したがって、上記のように、保健事業特別交付金の対象となる保健事業の実施に当たり、有効な情報が十分得られなかったり、情報を十分活用していなかったり、他の会計から適切な費用負担がなされていなかったりなどしている事態は、事業の有効性の観点からみて改善の要があると認められた。
このような事態が生じていたのは、市町村において事業の趣旨を十分理解していなかったことなどにもよるが、厚生労働省において、主として、次のことによると認められた。
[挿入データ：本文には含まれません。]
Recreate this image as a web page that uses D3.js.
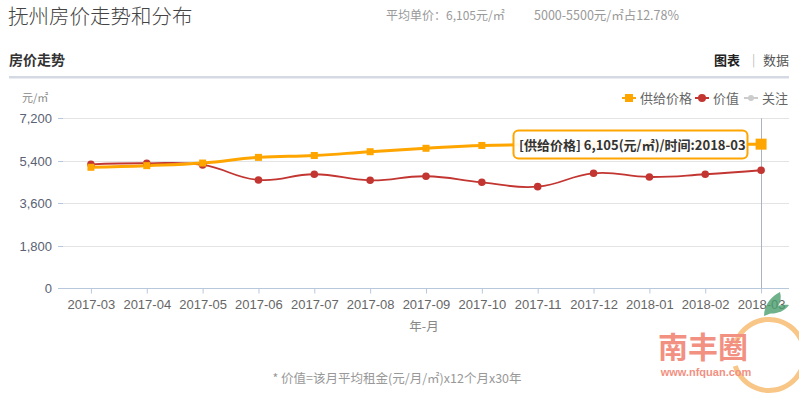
<!DOCTYPE html>
<html><head><meta charset="utf-8">
<script src="https://cdn.jsdelivr.net/npm/d3@7"></script>
<style>
html,body{margin:0;padding:0;background:#fff;}
svg{display:block;font-family:"Noto Sans CJK SC","Microsoft YaHei",sans-serif;}
</style></head>
<body><svg id="c" width="799" height="394"></svg>
<script>
const months = ["2017-03","2017-04","2017-05","2017-06","2017-07","2017-08","2017-09","2017-10","2017-11","2017-12","2018-01","2018-02","2018-03"];
const supplyPrice = [5125,5195,5305,5545,5625,5785,5930,6050,6080,6090,6095,6100,6105];
const valuePrice = [5250,5295,5225,4590,4830,4575,4745,4490,4305,4870,4715,4830,5000];
const yTicks = [0,1800,3600,5400,7200];
const legendItems = [
  {name:"供给价格", color:"#ffa500", shape:"square"},
  {name:"价值", color:"#c23531", shape:"circle"},
  {name:"关注", color:"#cccccc", shape:"circle"}
];

const svg = d3.select("#c");

// Header
svg.append("text").attr("x",8).attr("y",24).attr("font-size",20.5).attr("fill","#444").attr("font-weight",300).text("抚州房价走势和分布");
svg.append("text").attr("x",386).attr("y",20).attr("font-size",12).attr("fill","#999").text("平均单价：6,105元/㎡");
svg.append("text").attr("x",534).attr("y",20).attr("font-size",12.5).attr("fill","#999").text("5000-5500元/㎡占12.78%");
svg.append("text").attr("x",9).attr("y",65).attr("font-size",14).attr("font-weight",700).attr("fill","#333").text("房价走势");
svg.append("text").attr("x",714).attr("y",65).attr("font-size",13).attr("font-weight",700).attr("fill","#222").text("图表");
svg.append("text").attr("x",752).attr("y",64).attr("font-size",12).attr("fill","#bbb").text("|");
svg.append("text").attr("x",763).attr("y",65).attr("font-size",13).attr("fill","#555").text("数据");
svg.append("rect").attr("x",9).attr("y",76).attr("width",780).attr("height",2.5).attr("fill","#d5d9e4");

// Scales
const x = d3.scalePoint().domain(months).range([63,789]).padding(0.5);
const y = d3.scaleLinear().domain([0,7200]).range([288.3,118.3]);
const left = 58, right = 789;

// grid
svg.append("g").selectAll("line").data(yTicks.filter(d=>d>0)).join("line")
  .attr("x1",left).attr("x2",right).attr("y1",d=>Math.round(y(d))+0.5).attr("y2",d=>Math.round(y(d))+0.5)
  .attr("stroke","#e3e3e3");
svg.append("g").selectAll("line").data(yTicks).join("line")
  .attr("x1",left).attr("x2",left+5).attr("y1",d=>Math.round(y(d))+0.5).attr("y2",d=>Math.round(y(d))+0.5)
  .attr("stroke","#b8c8dc");
svg.append("g").selectAll("text").data(yTicks).join("text")
  .attr("x",52).attr("y",d=>y(d)+5).attr("text-anchor","end").attr("font-size",13)
  .attr("font-family","Arial, Liberation Sans, sans-serif").attr("fill","#5a6273").text(d=>d3.format(",")(d));
svg.append("text").attr("x",22).attr("y",102).attr("font-size",11).attr("fill","#888").text("元/㎡");

// x axis
const xAxis = d3.axisBottom(x).tickSize(5).tickPadding(6);
const gx = svg.append("g").attr("transform",`translate(0,${Math.round(y(0))+0.5})`).call(xAxis);
gx.select(".domain").attr("d",`M${left},0H${right}`).attr("stroke","#b8c8dc");
gx.selectAll(".tick line").attr("stroke","#b8c8dc");
gx.selectAll(".tick text").attr("font-size",13).attr("fill","#666").attr("font-family","Arial, Liberation Sans, sans-serif");
svg.append("text").attr("x",424).attr("y",331).attr("text-anchor","middle").attr("font-size",12.5).attr("fill","#888").text("年-月");

// axis pointer line
const lastX = x(months[months.length-1]);
svg.append("line").attr("x1",Math.round(lastX)+0.5).attr("x2",Math.round(lastX)+0.5).attr("y1",y(7200)).attr("y2",y(0))
  .attr("stroke","#aab3c0").attr("stroke-width",1);

// lines
const curve = d3.curveCardinal.tension(-0.3);
const lineGen = arr => d3.line().x((d,i)=>x(months[i])).y(d=>y(d)).curve(curve)(arr);
svg.append("path").attr("d",lineGen(valuePrice)).attr("fill","none").attr("stroke","#c23531").attr("stroke-width",1.8);
svg.append("path").attr("d",lineGen(supplyPrice)).attr("fill","none").attr("stroke","#ffa500").attr("stroke-width",3);

svg.append("g").selectAll("circle").data(valuePrice).join("circle")
  .attr("cx",(d,i)=>x(months[i])).attr("cy",d=>y(d)).attr("r",3.8).attr("fill","#c23531");
svg.append("g").selectAll("rect").data(supplyPrice).join("rect")
  .attr("x",(d,i)=>x(months[i])-(i===12?5.5:3.5)).attr("y",(d,i)=>y(d)-(i===12?5.5:3.5))
  .attr("width",(d,i)=>i===12?11:7).attr("height",(d,i)=>i===12?11:7).attr("fill","#ffa500");

// legend
const lg = svg.append("g");
const lx = [622, 695, 744];
legendItems.forEach((it,i)=>{
  const g = lg.append("g").attr("transform",`translate(${lx[i]},98)`);
  g.append("line").attr("x1",0).attr("x2",14).attr("y1",0).attr("y2",0).attr("stroke",it.color).attr("stroke-width",2);
  if(it.shape==="square") g.append("rect").attr("x",3).attr("y",-4).attr("width",8).attr("height",8).attr("fill",it.color);
  else g.append("circle").attr("cx",7).attr("cy",0).attr("r",i===2?3:4).attr("fill",it.color);
  g.append("text").attr("x",18).attr("y",5).attr("font-size",13).attr("fill","#666").text(it.name);
});

// tooltip
const tip = svg.append("g");
tip.append("rect").attr("x",513.5).attr("y",130.5).attr("width",234).attr("height",28).attr("rx",5)
  .attr("fill","rgba(255,255,255,0.92)").attr("stroke","#ffa500").attr("stroke-width",2);
tip.append("text").attr("x",519).attr("y",150).attr("font-size",13).attr("font-weight",700).attr("fill","#333")
  .text(`[供给价格] ${d3.format(",")(supplyPrice[12])}(元/㎡)/时间:${months[12]}`);

// footnote
svg.append("text").attr("x",397).attr("y",383).attr("text-anchor","middle").attr("font-size",12.5).attr("fill","#999")
  .text("* 价值=该月平均租金(元/月/㎡)x12个月x30年");

// watermark
const wm = svg.append("g").attr("opacity",0.8);
wm.append("path").attr("d",d3.arc()({innerRadius:33,outerRadius:38,startAngle:-1.25,endAngle:4.4})).attr("transform","translate(769,355)").attr("fill","#f7b868");
wm.append("path").attr("d","M764,316 C764,304 772,296 780,292 C783,302 777,312 764,316 Z").attr("fill","#4a9e6e");
wm.append("path").attr("d","M766,313 C772,307 780,304 789,305 C784,312 774,315 766,313 Z").attr("fill","#4a9e6e");
wm.append("text").attr("x",703).attr("y",358).attr("text-anchor","middle").attr("font-size",30).attr("font-weight",700).attr("fill","#ef7563").text("南丰圈");
wm.append("text").attr("x",706).attr("y",376).attr("text-anchor","middle").attr("font-size",11).attr("font-weight",700).attr("fill","#ef7563").attr("font-family","Arial, sans-serif").text("www.nfquan.com");
</script></body></html>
(ア) コンピュータ健康診査及び高齢者健康調査の趣旨を十分周知していなかったこと、また、被保険者個人の健康状態を把握するための効果的な調査方法について十分検討していなかったこと
(イ) 健康指導事業における節目健診の在り方等について十分検討していなかったこと
(ウ) コンピュータ健康診査等の結果に基づく個人データを活用して総合健康指導を行ったり、事業の実施によって得られた健康情報をその後の保健事業に有効活用するよう十分指導していなかったこと
(エ) 一般住民を対象とした事業について、市町村の一般会計等において応分の費用負担をするよう指導していなかったこと
3 当局が講じた改善の処置
上記についての本院の指摘に基づき、厚生労働省では、14年3月に、都道府県に対して通知を発し、保健事業特別交付金の対象となる保健事業の見直しに際して、事業が効果的に実施されるよう、次のような処置を講じた。
(ア) 健康指導の指導対象者の選定に当たっては、各種調査データを活用して訪問事業を行うことなどにより効果的に行うこととし、コンピュータ健康診査等を行う場合には、地域の実態把握とともに被保険者個人の健康状態の把握を目的としたものである旨を周知し、調査票の配布・回収については調査員を活用し有効回答率の向上に努めるよう指導した。
(イ) 節目健診を含む健康診査事業に係る費用については助成対象外とした。
(ウ) 健康指導は事前に得られた各種調査データを積極的に活用して行い、老人保健担当部局等とも連携を図るなどして事業の実施によって得られた健康情報をその後の保健事業に有効活用するよう指導した。
(エ) 一般住民を対象とした事業について、市町村の一般会計等から応分の費用負担を求めるよう指導した。